= WHAT NEEDS TO BE DONE =
From the records below, please print only the lines from the one containing "Recreate this image" through the one containing "ctx.stroke();", both included. Skip the pictures.

= TASK MATERIAL =

begin

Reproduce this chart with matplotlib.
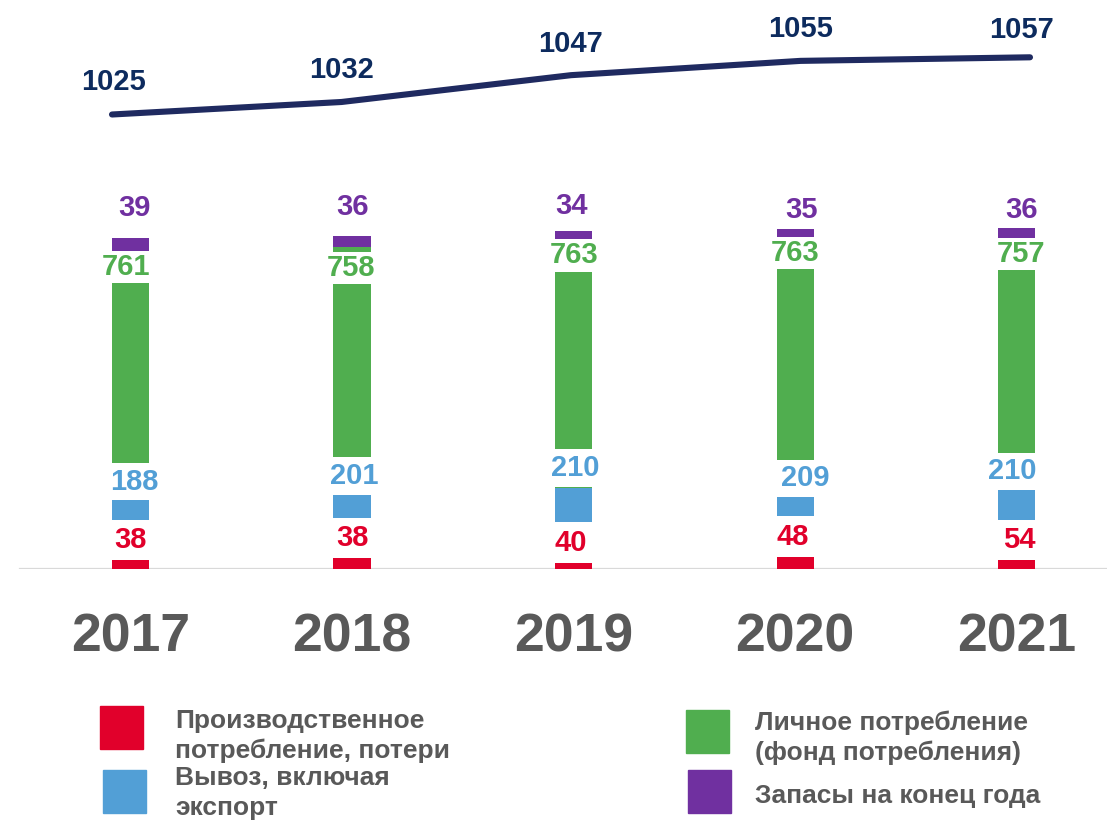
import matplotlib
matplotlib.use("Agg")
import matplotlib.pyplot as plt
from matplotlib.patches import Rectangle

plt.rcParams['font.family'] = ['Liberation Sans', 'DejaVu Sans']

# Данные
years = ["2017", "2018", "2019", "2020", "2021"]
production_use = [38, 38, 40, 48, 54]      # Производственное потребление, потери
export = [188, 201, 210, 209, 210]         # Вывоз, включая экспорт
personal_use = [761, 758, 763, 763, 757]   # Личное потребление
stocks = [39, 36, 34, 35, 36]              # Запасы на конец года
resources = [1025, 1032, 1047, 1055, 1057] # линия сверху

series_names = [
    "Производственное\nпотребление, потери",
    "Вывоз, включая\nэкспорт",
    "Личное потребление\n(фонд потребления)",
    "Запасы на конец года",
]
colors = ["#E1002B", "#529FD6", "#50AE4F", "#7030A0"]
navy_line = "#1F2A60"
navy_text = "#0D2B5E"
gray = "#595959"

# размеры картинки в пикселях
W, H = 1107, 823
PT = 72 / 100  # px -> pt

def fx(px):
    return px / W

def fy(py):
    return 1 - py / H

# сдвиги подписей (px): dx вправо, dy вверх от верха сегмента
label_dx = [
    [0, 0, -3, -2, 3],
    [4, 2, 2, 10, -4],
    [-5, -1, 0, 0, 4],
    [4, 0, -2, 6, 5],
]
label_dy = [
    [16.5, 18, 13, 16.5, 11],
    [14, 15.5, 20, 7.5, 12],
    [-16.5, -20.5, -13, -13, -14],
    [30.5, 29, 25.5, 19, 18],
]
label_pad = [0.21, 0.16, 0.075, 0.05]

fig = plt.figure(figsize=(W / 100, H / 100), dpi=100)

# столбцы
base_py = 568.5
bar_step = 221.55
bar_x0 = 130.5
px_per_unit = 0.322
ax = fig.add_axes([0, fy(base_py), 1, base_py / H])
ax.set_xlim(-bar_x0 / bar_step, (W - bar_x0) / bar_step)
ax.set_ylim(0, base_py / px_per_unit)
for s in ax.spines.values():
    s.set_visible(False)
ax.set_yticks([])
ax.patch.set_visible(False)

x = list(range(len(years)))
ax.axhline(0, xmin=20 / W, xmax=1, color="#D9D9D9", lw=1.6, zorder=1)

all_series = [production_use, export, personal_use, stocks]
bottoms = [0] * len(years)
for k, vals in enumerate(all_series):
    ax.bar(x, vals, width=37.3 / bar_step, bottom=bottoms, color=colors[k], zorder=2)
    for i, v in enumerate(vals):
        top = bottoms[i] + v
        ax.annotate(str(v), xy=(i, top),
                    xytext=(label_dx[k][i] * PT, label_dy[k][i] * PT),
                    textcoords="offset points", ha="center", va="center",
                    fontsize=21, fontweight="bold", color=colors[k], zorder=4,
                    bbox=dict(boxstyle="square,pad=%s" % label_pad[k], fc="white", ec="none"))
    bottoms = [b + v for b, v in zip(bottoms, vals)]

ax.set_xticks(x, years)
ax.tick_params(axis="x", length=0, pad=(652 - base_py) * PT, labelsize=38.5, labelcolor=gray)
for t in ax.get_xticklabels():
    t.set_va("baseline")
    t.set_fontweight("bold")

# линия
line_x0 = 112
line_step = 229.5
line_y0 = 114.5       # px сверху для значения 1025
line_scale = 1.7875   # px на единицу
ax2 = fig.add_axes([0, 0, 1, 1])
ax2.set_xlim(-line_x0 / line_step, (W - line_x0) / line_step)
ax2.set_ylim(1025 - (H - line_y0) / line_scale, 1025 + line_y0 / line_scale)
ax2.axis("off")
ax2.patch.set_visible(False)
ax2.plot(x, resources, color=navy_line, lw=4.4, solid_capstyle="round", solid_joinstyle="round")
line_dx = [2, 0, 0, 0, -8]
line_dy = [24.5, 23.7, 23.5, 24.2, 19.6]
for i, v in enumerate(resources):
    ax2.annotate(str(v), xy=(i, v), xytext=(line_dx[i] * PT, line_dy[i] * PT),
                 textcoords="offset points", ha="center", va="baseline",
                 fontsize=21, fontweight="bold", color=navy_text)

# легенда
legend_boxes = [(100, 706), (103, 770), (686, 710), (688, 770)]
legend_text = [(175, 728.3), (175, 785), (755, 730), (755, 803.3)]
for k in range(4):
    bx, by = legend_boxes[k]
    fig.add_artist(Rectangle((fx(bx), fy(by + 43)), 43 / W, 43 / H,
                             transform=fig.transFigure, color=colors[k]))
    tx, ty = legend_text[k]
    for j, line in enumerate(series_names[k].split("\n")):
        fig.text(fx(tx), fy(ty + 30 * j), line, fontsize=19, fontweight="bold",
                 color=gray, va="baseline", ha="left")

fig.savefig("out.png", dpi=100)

end
begin

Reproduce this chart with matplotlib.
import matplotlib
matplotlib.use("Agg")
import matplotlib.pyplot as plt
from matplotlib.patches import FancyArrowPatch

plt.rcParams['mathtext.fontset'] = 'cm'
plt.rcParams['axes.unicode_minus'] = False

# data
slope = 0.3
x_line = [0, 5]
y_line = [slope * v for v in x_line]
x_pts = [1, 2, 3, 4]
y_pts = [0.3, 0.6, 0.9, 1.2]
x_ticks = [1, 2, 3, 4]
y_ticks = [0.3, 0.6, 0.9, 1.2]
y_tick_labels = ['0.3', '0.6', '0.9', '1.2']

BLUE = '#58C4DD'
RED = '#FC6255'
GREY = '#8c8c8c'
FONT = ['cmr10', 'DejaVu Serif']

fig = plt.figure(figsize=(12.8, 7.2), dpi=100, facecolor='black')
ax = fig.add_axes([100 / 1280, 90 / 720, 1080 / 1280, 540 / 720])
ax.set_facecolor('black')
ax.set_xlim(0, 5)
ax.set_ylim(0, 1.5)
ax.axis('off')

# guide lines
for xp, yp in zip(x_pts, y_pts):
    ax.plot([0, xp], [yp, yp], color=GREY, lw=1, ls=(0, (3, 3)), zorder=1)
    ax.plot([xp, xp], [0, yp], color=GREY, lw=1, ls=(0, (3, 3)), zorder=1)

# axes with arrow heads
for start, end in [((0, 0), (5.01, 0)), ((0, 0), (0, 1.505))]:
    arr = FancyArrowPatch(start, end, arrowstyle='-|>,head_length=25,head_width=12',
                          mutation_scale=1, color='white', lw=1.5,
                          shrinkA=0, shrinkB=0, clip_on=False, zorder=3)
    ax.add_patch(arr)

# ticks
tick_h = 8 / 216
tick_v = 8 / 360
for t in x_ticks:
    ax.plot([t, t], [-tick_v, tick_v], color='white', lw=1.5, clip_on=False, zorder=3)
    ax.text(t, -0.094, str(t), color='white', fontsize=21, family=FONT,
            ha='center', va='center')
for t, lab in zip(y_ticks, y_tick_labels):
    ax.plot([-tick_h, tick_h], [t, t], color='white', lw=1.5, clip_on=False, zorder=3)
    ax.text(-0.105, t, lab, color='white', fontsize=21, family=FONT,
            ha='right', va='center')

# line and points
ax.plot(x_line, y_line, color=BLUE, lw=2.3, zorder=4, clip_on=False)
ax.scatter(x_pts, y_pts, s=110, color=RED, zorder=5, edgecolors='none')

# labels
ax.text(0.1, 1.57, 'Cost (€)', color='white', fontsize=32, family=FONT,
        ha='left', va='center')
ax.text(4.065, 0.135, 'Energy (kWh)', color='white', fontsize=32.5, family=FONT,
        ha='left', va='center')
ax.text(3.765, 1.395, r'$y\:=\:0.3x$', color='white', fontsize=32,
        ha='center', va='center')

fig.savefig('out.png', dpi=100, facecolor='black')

end
begin

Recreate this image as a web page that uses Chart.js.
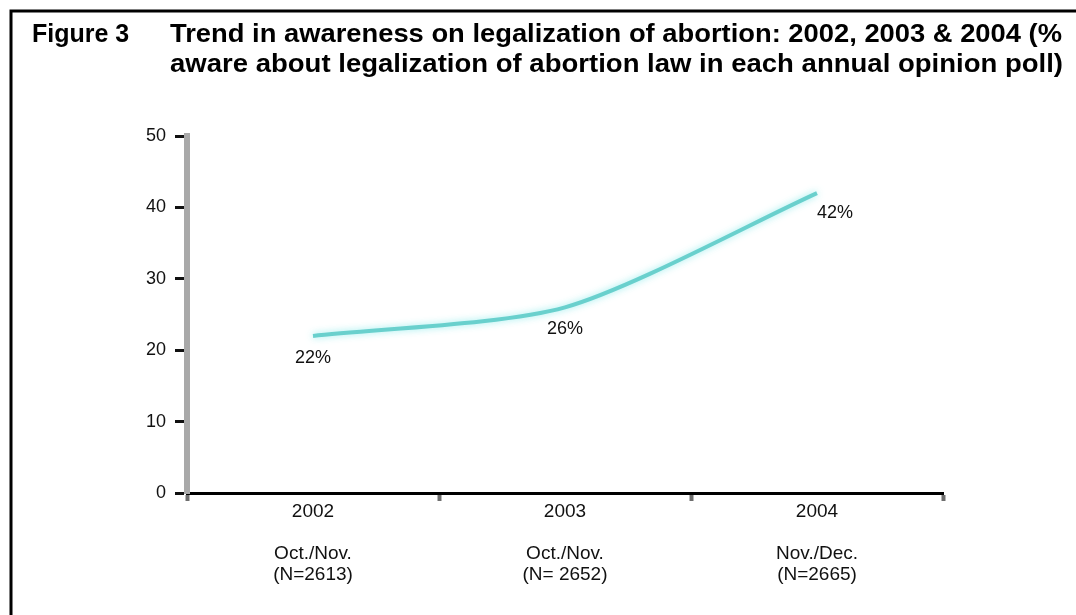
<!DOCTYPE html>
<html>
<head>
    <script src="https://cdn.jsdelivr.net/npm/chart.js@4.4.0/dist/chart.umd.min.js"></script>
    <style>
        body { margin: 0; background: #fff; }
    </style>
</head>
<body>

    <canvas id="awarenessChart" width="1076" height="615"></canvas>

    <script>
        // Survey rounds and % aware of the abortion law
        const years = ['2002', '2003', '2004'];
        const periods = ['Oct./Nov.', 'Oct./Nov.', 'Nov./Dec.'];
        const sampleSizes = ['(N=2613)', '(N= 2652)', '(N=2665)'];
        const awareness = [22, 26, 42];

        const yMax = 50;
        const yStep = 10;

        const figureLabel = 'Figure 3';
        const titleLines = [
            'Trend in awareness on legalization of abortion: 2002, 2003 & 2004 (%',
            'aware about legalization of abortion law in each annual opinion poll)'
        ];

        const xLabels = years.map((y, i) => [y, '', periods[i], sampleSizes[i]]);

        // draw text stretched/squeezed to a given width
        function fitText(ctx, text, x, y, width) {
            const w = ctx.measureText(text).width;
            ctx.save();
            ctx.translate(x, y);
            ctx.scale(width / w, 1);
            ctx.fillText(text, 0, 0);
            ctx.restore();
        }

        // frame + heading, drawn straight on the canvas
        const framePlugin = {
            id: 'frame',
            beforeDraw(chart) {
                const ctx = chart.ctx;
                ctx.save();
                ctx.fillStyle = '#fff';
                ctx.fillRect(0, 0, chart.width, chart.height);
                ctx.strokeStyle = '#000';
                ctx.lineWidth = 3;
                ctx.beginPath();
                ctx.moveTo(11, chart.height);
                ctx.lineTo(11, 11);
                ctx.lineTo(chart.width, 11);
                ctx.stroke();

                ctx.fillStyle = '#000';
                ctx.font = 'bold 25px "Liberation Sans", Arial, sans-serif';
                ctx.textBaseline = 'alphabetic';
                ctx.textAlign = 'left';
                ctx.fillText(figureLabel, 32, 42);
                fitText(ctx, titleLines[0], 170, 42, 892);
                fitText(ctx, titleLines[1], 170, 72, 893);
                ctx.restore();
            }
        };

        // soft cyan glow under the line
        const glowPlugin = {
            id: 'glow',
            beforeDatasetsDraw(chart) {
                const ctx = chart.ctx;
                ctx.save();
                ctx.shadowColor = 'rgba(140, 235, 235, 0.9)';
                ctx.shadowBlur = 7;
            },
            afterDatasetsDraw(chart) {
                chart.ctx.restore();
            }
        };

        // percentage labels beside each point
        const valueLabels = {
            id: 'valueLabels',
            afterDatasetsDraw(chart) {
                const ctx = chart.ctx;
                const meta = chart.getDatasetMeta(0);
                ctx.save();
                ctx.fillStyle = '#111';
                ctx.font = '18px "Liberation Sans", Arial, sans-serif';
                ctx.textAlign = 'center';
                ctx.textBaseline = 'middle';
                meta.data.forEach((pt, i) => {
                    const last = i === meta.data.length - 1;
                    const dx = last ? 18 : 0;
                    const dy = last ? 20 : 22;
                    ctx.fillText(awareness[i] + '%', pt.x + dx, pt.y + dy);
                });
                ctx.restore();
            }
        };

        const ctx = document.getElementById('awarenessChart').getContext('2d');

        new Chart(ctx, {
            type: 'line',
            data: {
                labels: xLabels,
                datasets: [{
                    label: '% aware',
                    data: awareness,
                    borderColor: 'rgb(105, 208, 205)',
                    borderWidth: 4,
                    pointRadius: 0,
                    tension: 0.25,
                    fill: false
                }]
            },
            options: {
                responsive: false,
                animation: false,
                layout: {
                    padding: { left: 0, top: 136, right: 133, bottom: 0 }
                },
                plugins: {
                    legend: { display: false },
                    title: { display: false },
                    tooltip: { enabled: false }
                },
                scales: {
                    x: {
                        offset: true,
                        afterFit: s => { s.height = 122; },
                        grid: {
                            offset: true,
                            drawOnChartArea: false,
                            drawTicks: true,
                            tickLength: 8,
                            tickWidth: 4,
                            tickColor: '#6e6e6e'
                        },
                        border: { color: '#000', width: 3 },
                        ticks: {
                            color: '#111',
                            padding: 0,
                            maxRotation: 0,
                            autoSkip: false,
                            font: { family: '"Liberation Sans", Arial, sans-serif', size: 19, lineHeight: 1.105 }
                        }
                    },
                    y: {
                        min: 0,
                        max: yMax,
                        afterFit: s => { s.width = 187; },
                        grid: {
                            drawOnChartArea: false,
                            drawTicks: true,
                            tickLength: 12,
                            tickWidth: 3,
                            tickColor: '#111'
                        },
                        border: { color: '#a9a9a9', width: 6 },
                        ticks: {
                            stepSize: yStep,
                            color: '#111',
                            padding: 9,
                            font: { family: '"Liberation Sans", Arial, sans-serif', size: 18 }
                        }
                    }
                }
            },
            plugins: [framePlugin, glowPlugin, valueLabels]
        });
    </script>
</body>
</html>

end

= RIGHT ANSWER =
Recreate this image as a web page that uses Chart.js.
<!DOCTYPE html>
<html>
<head>
    <script src="https://cdn.jsdelivr.net/npm/chart.js@4.4.0/dist/chart.umd.min.js"></script>
    <style>
        body { margin: 0; background: #fff; }
    </style>
</head>
<body>

    <canvas id="awarenessChart" width="1076" height="615"></canvas>

    <script>
        // Survey rounds and % aware of the abortion law
        const years = ['2002', '2003', '2004'];
        const periods = ['Oct./Nov.', 'Oct./Nov.', 'Nov./Dec.'];
        const sampleSizes = ['(N=2613)', '(N= 2652)', '(N=2665)'];
        const awareness = [22, 26, 42];

        const yMax = 50;
        const yStep = 10;

        const figureLabel = 'Figure 3';
        const titleLines = [
            'Trend in awareness on legalization of abortion: 2002, 2003 & 2004 (%',
            'aware about legalization of abortion law in each annual opinion poll)'
        ];

        const xLabels = years.map((y, i) => [y, '', periods[i], sampleSizes[i]]);

        // draw text stretched/squeezed to a given width
        function fitText(ctx, text, x, y, width) {
            const w = ctx.measureText(text).width;
            ctx.save();
            ctx.translate(x, y);
            ctx.scale(width / w, 1);
            ctx.fillText(text, 0, 0);
            ctx.restore();
        }

        // frame + heading, drawn straight on the canvas
        const framePlugin = {
            id: 'frame',
            beforeDraw(chart) {
                const ctx = chart.ctx;
                ctx.save();
                ctx.fillStyle = '#fff';
                ctx.fillRect(0, 0, chart.width, chart.height);
                ctx.strokeStyle = '#000';
                ctx.lineWidth = 3;
                ctx.beginPath();
                ctx.moveTo(11, chart.height);
                ctx.lineTo(11, 11);
                ctx.lineTo(chart.width, 11);
                ctx.stroke();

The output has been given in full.